* Material for this task
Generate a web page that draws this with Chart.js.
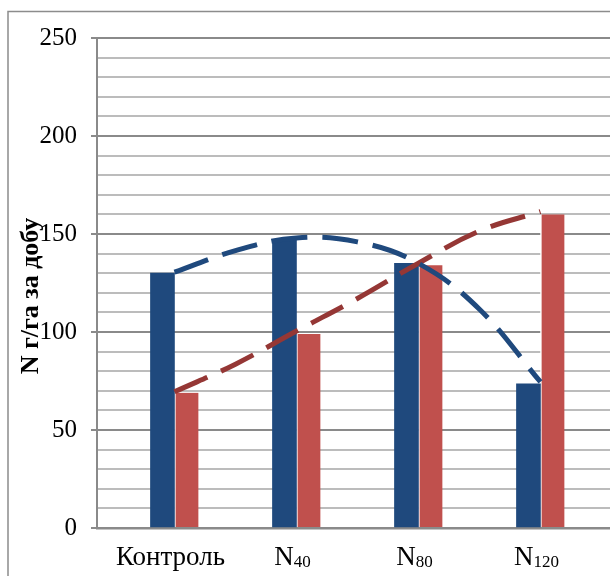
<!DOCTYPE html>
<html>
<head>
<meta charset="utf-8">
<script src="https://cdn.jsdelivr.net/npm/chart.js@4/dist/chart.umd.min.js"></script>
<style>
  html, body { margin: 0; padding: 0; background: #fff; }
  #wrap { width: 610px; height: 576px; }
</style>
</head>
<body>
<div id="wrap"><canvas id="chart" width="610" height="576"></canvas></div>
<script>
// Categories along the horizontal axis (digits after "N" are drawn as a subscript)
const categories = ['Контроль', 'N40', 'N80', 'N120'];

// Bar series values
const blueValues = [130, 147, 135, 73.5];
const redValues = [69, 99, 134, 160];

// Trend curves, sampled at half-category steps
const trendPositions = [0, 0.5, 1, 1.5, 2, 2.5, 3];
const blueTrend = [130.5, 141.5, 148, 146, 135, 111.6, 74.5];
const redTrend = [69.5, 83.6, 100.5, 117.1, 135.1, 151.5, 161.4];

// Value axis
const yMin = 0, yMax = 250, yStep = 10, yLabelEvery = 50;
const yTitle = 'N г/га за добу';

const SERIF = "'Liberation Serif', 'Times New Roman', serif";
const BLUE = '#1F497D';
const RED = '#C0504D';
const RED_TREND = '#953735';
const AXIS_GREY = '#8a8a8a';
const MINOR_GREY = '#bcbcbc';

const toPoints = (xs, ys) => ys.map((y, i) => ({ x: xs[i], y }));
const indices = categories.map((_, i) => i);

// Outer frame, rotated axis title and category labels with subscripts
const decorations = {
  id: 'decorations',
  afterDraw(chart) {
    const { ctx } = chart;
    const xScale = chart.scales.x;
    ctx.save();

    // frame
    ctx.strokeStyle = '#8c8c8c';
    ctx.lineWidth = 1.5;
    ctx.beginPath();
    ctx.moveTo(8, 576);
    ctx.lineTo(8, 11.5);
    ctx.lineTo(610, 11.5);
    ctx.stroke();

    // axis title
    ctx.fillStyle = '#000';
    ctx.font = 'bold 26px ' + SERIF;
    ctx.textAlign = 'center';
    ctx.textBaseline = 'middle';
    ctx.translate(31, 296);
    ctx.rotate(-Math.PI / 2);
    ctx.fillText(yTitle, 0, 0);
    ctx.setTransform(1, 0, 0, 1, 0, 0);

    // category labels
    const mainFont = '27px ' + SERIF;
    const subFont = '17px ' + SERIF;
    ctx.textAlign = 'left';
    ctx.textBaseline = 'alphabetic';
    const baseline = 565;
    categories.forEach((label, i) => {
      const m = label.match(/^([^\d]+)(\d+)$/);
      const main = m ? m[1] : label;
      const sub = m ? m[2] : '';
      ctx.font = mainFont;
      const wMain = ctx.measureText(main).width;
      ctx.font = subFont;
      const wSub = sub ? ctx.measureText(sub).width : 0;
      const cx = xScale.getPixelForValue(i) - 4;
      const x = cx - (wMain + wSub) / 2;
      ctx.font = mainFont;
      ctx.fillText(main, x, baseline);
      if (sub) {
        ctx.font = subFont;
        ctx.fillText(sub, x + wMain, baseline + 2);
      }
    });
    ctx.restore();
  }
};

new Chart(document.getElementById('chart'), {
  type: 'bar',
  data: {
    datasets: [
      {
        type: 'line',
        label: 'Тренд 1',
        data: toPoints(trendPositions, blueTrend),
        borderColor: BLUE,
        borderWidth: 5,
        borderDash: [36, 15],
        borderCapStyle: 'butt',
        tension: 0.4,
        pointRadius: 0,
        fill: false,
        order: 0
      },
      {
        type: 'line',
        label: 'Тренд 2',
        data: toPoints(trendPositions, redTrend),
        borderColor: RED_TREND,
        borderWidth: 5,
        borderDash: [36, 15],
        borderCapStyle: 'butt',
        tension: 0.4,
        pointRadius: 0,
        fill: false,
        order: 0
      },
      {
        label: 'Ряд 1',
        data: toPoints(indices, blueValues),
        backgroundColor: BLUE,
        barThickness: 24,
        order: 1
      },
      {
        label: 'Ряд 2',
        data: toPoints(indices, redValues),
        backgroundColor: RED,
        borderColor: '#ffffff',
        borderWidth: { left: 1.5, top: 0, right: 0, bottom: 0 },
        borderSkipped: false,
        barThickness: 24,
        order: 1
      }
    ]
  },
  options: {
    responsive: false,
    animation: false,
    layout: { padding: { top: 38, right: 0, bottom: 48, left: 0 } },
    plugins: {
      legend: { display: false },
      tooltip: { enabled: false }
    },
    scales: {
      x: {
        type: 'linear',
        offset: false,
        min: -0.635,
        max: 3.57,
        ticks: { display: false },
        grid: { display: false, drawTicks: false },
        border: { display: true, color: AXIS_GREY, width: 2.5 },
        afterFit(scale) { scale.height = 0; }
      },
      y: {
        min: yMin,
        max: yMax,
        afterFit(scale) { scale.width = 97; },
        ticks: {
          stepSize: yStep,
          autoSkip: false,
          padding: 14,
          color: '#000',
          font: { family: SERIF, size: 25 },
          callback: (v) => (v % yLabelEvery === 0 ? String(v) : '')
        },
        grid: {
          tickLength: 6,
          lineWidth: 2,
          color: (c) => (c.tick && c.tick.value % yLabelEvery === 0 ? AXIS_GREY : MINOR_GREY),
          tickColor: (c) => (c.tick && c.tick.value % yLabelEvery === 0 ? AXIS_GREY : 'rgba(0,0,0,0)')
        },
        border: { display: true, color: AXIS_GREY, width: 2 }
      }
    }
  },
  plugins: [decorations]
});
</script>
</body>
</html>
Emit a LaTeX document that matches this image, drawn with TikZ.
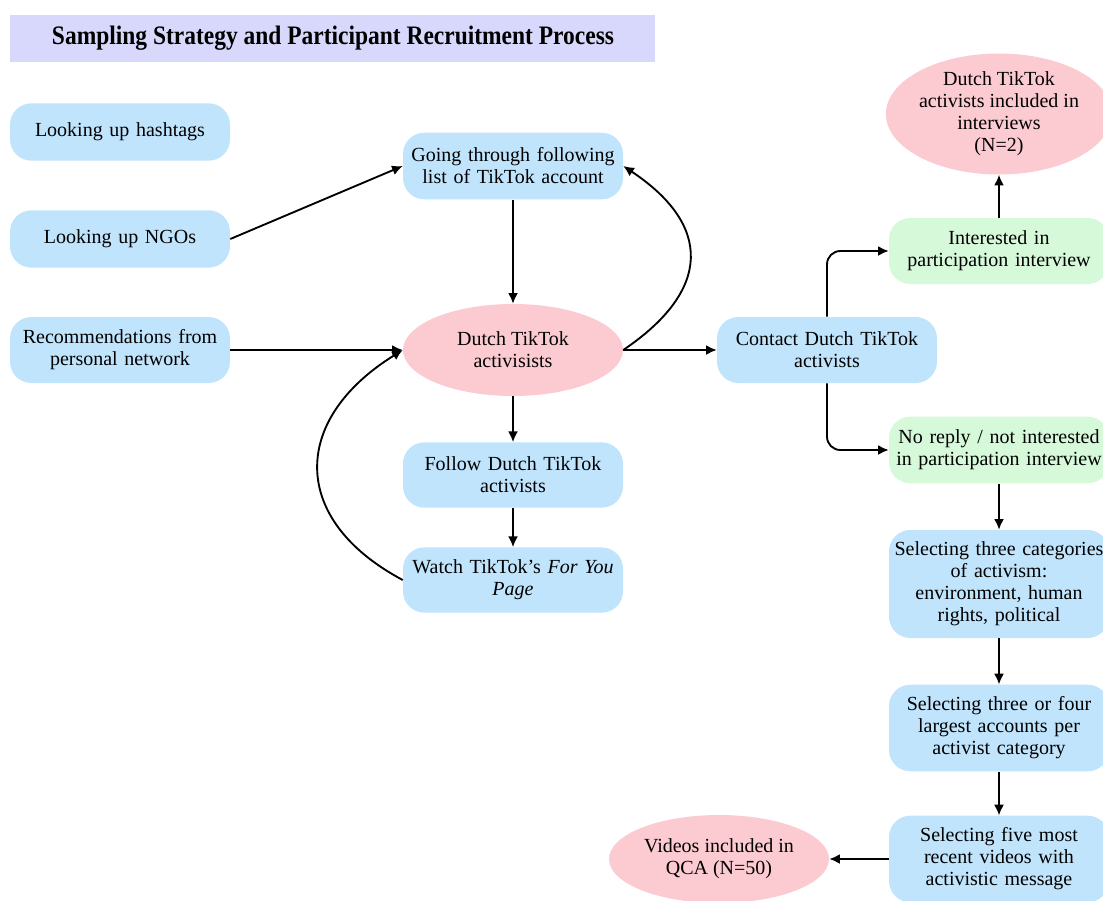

--

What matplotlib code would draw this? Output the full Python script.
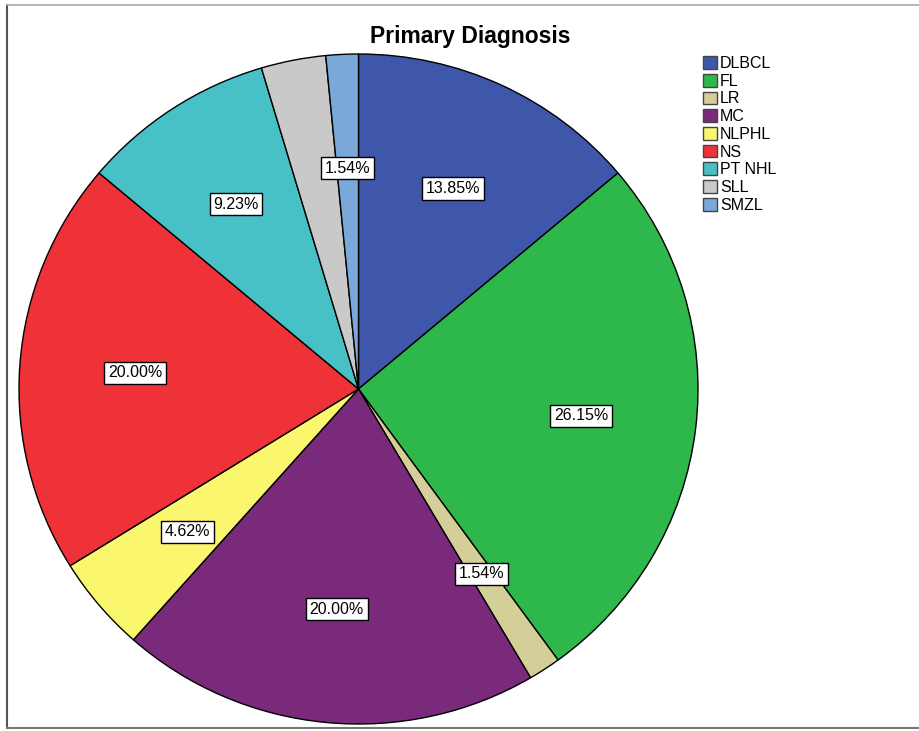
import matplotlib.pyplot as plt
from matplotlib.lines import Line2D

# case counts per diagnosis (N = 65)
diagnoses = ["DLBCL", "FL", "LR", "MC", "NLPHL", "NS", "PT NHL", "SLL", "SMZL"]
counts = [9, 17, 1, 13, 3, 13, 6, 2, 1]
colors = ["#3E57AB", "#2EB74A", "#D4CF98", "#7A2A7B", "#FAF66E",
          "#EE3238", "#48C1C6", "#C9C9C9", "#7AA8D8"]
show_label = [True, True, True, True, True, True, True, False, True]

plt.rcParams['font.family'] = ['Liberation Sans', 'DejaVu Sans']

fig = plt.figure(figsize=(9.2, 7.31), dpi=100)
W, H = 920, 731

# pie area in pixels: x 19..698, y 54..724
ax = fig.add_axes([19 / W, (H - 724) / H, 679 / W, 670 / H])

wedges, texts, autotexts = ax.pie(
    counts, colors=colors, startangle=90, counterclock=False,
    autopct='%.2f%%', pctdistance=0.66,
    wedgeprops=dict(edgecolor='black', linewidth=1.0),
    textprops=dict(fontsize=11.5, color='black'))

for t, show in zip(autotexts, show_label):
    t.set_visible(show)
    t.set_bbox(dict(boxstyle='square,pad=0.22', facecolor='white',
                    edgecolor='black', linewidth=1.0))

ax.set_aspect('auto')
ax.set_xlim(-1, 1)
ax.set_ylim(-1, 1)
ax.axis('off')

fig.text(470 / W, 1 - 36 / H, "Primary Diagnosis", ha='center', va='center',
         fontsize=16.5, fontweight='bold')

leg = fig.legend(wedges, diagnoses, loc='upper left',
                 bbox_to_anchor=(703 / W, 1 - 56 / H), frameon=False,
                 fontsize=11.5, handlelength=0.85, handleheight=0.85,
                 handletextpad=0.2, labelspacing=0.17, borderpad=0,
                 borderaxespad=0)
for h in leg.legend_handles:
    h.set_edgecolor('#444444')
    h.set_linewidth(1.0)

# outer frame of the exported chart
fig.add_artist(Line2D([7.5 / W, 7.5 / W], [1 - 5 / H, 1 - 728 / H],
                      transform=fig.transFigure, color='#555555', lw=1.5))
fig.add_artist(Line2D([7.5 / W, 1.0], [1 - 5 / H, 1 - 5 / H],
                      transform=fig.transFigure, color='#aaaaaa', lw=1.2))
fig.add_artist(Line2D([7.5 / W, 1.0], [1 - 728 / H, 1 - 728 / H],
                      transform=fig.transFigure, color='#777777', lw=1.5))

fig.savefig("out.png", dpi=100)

* Work to do
Copy the part that starts at the line with "What matplotlib code" and finishes at the line with "h.set_linewidth(1.0)", both included, and nothing more. Pictures are left out.

* Exercise response
What matplotlib code would draw this? Output the full Python script.
import matplotlib.pyplot as plt
from matplotlib.lines import Line2D

# case counts per diagnosis (N = 65)
diagnoses = ["DLBCL", "FL", "LR", "MC", "NLPHL", "NS", "PT NHL", "SLL", "SMZL"]
counts = [9, 17, 1, 13, 3, 13, 6, 2, 1]
colors = ["#3E57AB", "#2EB74A", "#D4CF98", "#7A2A7B", "#FAF66E",
          "#EE3238", "#48C1C6", "#C9C9C9", "#7AA8D8"]
show_label = [True, True, True, True, True, True, True, False, True]

plt.rcParams['font.family'] = ['Liberation Sans', 'DejaVu Sans']

fig = plt.figure(figsize=(9.2, 7.31), dpi=100)
W, H = 920, 731

# pie area in pixels: x 19..698, y 54..724
ax = fig.add_axes([19 / W, (H - 724) / H, 679 / W, 670 / H])

wedges, texts, autotexts = ax.pie(
    counts, colors=colors, startangle=90, counterclock=False,
    autopct='%.2f%%', pctdistance=0.66,
    wedgeprops=dict(edgecolor='black', linewidth=1.0),
    textprops=dict(fontsize=11.5, color='black'))

for t, show in zip(autotexts, show_label):
    t.set_visible(show)
    t.set_bbox(dict(boxstyle='square,pad=0.22', facecolor='white',
                    edgecolor='black', linewidth=1.0))

ax.set_aspect('auto')
ax.set_xlim(-1, 1)
ax.set_ylim(-1, 1)
ax.axis('off')

fig.text(470 / W, 1 - 36 / H, "Primary Diagnosis", ha='center', va='center',
         fontsize=16.5, fontweight='bold')

leg = fig.legend(wedges, diagnoses, loc='upper left',
                 bbox_to_anchor=(703 / W, 1 - 56 / H), frameon=False,
                 fontsize=11.5, handlelength=0.85, handleheight=0.85,
                 handletextpad=0.2, labelspacing=0.17, borderpad=0,
                 borderaxespad=0)
for h in leg.legend_handles:
    h.set_edgecolor('#444444')
    h.set_linewidth(1.0)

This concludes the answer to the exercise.